Ce faisant, des fonds collectés, publics et privés, pourraient être attribués directement aux sinistrés en court-circuitant les transferts de centaines de millions de dons et de subventions qui n’arrivent jamais directement aux sans rien. Eux, les premiers, connaissent les urgences de survie pour sortir de ce no man’s land. Plus de délai, plus de passe-droit, plus de détournement entre les donneurs et les ayant rien. Par les mêmes transferts, il serait possible d’amorcer le développement d’une économie ouverte sur le microcrédit qui a déjà fait ses preuves en d'autres lieux. Il s’agit de mettre l’économie au service de l’humanité. À chaque catastrophe, on voit les remous des requins affairistes frayer pour faire la pièce quand ce ne sont pas des sectes qui s’agitent pour mobiliser des désespérés; de grands imbéciles pour reprendre le titre d’un brûlot éclairé du regretté Pierre Vadeboncœur.
Roosevelt l’avait déjà exprimé: «Il est tout aussi dangereux d’être gouverné par l’argent organisé que par le crime organisé.» Au lendemain de la victoire du républicain dans le Massachusetts, le président Barack Obama ne constatait-il pas tout aussi lucidement: «Il s’agit d’une victoire majeure pour les grandes compagnies pétrolières, les banques de Wall Street, les sociétés d’assurance maladie et tous les intérêts puissants qui œuvrent chaque jour à Washington pour retirer toute voix au peuple américain.» Il en est de même pour le peuple haïtien. Lors d’une récente visite de la Maison des esclaves à l’île de Gorée, le principal comptoir français d’esclaves de l’Afrique de l’Ouest, le guide soulignait avec clairvoyance qu’au 20e siècle, l’esclavagisme avait simplement changé de forme et non de nature.

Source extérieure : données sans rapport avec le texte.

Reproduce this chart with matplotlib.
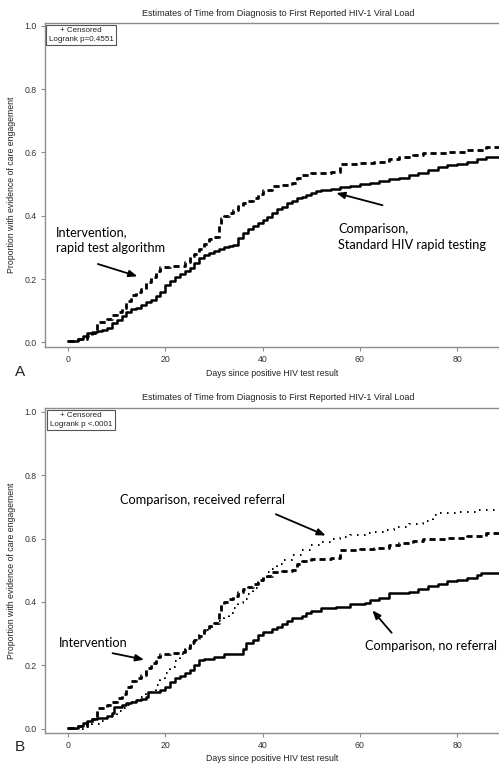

On estime à quelques dollars par jour le revenu de centaines de millions de personnes dans le monde. Selon le critère retenu (accès à l’eau potable, analphabétisme, pauvreté, santé, etc.), un milliard d’êtres humains vivent dans un état de dépendance extrême. Or, l’OCDE évalue à 11 400 milliards de dollars le sauvetage des banques, soit 1 676 dollars par être humain. La résistance au revenu de citoyenneté n’est pas d’ordre économique mais éthique. Doit-on rémunérer une personne hors du circuit de l’organisation, de la production technétronique et du marché spéculatif? L’être humain deviendra-t-il une nuisance dans l’ordre mondial au 21e siècle?
1 - Le Basic Income Earth Network Canada organise une conférence à l’Université de Montréal les 15 et 16 avril prochains.